Welburn and Crambeck, North Yorkshire: As I pick out the stones and weeds, I think about the life you can see and the life you can’t
I’m not really up for the graft of garden maintenance. Aside from planting a few fruit trees, herbs and pollinator plants, our custodianship is better described as “ungardening”. We’ve welcomed back herb robert and red campion, dandelion and bugle, and the place heaves with birds, rabbits and voles. But in a lockdown-induced fit of horticultural zeal, I recently begged two big old raised beds from our archaeology best kindly farmer neighbour. After we’d heaved them into position, a digger rumbled down the lane and deposited a half-tonne of local topsoil in one deft dump. That is my kind of gardening.
Farmer John warned that I’d have to pick out the stones and weeds, and after shovelling in most of our compost heap I set to – raking with my hands, crushing lumps, rubbing in blobs of clay and manure like butter into scone mix. But no recipe can replicate soil. After three student summers in a “mud-pie” geomechanics laboratory, I can still grade silt from sand by touch, and sort angular gravel from sub-rounded cobble at a glance.
I’ll never accept my ex-geologist husband’s mischievous insistence that soil is rock.
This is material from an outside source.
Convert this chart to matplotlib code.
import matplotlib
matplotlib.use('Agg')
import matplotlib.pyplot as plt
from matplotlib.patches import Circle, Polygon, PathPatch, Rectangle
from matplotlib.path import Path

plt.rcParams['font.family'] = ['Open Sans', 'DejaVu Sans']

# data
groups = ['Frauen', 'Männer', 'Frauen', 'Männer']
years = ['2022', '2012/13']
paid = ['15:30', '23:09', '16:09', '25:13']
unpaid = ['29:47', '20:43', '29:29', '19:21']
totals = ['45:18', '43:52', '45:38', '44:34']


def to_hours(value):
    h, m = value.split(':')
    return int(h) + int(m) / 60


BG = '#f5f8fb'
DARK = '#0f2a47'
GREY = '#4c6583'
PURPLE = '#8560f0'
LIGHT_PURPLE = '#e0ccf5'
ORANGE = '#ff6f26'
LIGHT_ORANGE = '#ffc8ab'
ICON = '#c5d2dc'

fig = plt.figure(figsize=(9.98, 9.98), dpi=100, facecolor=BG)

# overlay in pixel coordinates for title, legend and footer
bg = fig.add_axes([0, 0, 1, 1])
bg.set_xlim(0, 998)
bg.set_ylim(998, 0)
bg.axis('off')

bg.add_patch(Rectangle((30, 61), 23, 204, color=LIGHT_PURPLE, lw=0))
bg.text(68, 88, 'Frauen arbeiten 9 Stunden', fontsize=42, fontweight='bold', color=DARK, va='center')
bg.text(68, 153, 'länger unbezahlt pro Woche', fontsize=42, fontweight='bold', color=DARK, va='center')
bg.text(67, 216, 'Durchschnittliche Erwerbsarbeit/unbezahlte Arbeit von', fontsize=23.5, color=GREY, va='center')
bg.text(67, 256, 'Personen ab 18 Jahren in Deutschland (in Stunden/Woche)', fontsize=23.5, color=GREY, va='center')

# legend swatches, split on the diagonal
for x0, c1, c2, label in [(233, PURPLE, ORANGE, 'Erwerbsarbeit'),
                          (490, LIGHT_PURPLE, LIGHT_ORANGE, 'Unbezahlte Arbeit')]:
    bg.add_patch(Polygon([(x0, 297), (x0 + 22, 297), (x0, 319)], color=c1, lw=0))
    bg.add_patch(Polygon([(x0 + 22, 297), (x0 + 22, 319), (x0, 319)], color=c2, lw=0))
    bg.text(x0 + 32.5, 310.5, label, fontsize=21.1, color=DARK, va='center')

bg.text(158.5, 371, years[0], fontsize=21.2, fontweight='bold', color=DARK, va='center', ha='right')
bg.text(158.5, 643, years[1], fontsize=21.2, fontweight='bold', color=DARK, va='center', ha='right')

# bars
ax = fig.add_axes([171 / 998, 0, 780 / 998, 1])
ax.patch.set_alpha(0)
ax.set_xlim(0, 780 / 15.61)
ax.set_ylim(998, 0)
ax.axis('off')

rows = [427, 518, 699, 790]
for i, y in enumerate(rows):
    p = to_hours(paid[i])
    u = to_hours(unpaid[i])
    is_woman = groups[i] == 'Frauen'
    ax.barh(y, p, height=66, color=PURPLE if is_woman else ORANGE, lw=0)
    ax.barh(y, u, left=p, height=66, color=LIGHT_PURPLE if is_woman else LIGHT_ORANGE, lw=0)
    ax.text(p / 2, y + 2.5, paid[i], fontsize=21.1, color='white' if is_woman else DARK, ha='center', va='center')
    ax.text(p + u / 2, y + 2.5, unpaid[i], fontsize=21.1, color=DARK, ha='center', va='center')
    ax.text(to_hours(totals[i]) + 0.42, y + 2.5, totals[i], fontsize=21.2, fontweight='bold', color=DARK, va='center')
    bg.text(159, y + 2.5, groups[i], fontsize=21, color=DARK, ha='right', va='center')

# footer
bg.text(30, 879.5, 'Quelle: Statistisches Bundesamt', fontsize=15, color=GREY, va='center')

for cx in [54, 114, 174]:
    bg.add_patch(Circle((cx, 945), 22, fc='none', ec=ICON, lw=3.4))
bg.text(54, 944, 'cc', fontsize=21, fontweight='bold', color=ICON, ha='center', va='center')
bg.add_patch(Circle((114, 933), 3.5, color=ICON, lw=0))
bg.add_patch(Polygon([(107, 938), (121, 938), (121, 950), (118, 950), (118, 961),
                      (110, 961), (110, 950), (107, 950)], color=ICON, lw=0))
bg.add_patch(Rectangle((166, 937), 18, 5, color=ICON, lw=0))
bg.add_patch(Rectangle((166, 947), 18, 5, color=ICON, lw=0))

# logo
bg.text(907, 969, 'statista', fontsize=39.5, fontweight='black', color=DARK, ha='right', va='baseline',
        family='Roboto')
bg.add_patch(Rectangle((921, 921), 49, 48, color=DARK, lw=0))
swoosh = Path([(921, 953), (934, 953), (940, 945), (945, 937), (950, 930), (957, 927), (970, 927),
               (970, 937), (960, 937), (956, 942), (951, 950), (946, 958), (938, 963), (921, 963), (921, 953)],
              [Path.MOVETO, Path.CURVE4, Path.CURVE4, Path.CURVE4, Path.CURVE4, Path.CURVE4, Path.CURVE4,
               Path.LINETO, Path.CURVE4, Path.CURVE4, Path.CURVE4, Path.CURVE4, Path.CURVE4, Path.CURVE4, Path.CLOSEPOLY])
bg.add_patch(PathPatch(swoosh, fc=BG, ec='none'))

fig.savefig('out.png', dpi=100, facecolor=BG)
This stuff is alive. There’s life you can see – earthworms and skinny Geophilus centipedes, fragments of root and shoot – and life you can’t: kilometres of fungal hyphae in every handful, thousands of nematodes, billions of bacteria. But lists, schmists. You could document every physical, chemical and biological property of this substance and still not describe it, because soil seethes with history too.
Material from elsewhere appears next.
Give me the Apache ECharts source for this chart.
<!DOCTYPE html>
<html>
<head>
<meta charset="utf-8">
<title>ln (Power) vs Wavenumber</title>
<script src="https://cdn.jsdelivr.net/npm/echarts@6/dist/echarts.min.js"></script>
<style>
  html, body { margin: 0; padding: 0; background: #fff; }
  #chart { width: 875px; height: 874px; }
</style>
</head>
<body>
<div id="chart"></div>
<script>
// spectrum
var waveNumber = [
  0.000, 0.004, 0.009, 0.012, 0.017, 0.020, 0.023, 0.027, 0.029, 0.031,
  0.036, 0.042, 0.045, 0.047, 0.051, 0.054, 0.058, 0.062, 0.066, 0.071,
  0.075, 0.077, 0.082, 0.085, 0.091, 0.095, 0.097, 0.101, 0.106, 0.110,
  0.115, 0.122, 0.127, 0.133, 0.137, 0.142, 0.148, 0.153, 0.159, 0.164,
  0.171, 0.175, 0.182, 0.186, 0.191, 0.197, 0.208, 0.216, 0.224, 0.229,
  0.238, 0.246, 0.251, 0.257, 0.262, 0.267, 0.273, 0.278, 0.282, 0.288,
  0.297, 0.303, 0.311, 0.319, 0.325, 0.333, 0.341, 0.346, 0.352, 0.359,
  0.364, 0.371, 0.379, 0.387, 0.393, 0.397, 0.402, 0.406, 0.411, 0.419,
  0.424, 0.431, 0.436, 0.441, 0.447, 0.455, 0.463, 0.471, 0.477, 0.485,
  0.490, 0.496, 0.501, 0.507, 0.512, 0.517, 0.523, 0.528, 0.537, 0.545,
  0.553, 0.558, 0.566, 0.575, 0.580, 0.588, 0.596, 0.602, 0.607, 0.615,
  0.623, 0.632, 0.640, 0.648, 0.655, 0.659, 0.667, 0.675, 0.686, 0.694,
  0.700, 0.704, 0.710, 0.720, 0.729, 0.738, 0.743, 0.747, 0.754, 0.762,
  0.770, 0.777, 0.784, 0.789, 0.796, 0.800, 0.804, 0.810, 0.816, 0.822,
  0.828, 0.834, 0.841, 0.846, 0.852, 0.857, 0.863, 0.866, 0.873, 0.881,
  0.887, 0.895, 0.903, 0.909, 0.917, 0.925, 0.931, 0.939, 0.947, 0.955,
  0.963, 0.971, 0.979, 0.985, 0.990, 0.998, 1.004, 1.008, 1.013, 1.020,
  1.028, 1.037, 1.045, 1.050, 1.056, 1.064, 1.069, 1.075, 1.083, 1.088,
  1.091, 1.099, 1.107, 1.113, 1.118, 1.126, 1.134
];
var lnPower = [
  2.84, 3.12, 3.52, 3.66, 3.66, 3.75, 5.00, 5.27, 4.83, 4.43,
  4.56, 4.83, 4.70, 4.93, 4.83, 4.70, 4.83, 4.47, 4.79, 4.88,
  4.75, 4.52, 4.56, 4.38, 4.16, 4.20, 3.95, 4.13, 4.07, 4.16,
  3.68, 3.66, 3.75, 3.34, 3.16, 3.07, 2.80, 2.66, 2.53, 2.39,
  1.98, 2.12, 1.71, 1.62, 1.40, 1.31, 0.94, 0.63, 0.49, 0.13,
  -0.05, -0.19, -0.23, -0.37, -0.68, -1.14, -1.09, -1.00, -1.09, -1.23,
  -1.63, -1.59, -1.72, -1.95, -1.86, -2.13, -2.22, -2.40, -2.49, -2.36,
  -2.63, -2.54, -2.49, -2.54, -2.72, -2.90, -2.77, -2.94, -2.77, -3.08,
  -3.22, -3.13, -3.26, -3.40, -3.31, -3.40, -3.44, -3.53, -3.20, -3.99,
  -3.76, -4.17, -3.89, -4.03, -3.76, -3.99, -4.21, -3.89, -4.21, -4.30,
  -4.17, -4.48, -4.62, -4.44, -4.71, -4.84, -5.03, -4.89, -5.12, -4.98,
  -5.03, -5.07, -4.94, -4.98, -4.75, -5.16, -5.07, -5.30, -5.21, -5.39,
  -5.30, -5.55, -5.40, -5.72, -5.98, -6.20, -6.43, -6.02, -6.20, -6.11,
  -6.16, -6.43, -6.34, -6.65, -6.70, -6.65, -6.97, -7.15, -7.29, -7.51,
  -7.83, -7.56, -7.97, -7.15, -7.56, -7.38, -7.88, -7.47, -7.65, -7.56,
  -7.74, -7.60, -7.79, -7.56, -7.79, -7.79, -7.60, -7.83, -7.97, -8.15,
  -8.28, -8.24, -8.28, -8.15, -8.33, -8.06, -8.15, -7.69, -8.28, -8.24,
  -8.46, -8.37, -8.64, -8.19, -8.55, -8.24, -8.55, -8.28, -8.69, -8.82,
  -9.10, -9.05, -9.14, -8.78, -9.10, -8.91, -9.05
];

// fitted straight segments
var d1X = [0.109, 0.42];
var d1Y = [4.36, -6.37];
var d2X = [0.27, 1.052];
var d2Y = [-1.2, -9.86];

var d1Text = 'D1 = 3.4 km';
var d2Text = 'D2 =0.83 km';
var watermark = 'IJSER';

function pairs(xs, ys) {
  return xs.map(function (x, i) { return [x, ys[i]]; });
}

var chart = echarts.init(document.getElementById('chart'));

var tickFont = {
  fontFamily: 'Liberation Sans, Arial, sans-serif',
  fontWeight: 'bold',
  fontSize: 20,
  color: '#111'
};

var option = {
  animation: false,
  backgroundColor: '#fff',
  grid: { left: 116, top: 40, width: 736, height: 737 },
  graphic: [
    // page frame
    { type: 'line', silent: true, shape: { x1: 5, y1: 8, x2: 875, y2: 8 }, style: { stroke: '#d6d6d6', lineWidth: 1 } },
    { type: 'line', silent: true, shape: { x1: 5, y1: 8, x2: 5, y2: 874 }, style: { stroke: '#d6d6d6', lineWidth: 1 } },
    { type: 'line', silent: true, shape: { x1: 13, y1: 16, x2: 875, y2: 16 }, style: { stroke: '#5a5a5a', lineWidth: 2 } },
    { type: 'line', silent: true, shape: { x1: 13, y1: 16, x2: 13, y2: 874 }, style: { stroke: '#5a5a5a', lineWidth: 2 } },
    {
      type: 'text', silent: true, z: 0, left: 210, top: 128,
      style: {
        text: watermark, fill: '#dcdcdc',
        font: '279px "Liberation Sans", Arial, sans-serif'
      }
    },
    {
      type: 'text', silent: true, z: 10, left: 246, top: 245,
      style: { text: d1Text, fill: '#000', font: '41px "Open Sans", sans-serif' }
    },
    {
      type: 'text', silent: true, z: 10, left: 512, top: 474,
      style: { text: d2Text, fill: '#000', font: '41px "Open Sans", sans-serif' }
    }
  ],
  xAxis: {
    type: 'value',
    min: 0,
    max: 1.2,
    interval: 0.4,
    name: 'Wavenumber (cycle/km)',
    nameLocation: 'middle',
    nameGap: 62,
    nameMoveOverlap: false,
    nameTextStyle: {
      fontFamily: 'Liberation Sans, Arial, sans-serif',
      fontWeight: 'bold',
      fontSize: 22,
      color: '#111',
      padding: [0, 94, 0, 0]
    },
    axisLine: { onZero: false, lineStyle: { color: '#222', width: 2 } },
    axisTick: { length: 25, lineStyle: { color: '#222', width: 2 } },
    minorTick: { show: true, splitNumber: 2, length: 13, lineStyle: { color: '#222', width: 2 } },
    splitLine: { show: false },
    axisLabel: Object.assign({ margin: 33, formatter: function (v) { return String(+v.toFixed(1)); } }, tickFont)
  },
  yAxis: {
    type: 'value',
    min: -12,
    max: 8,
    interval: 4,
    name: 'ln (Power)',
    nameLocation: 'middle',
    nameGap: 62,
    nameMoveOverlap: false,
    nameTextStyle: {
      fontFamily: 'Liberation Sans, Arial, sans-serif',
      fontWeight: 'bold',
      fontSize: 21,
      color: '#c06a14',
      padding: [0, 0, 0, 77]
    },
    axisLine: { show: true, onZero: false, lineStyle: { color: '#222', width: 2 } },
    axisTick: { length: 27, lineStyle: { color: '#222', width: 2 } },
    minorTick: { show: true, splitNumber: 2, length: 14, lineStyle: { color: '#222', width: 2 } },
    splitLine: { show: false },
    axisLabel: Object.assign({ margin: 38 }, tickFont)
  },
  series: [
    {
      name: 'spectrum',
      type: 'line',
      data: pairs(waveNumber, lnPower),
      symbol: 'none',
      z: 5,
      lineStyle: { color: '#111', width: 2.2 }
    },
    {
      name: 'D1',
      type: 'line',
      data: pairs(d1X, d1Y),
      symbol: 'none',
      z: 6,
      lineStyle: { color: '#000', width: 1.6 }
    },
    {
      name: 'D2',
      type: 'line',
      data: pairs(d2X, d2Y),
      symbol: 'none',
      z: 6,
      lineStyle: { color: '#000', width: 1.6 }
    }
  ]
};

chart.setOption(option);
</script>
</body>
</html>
The land adjoining this was once a quarry and most of the fragments I extract are limestone, but there is brick and pot too. Before the quarry, there was a Roman pottery, mass-producing what is now known as Crambeck ware for distribution all over the north of England. John tells me he finds fragments of huge coil pots that look like fossil turds, evidence of much earlier native potters at work in the bronze- and iron-age settlements that were here long before the Romans.
In temporarily taming this indescribable amalgam, I’ve sloughed my own biological signature into it, and added those of carrots and beets, beans and borage. In a few months, we’ll eat, and become just a bit more local ourselves.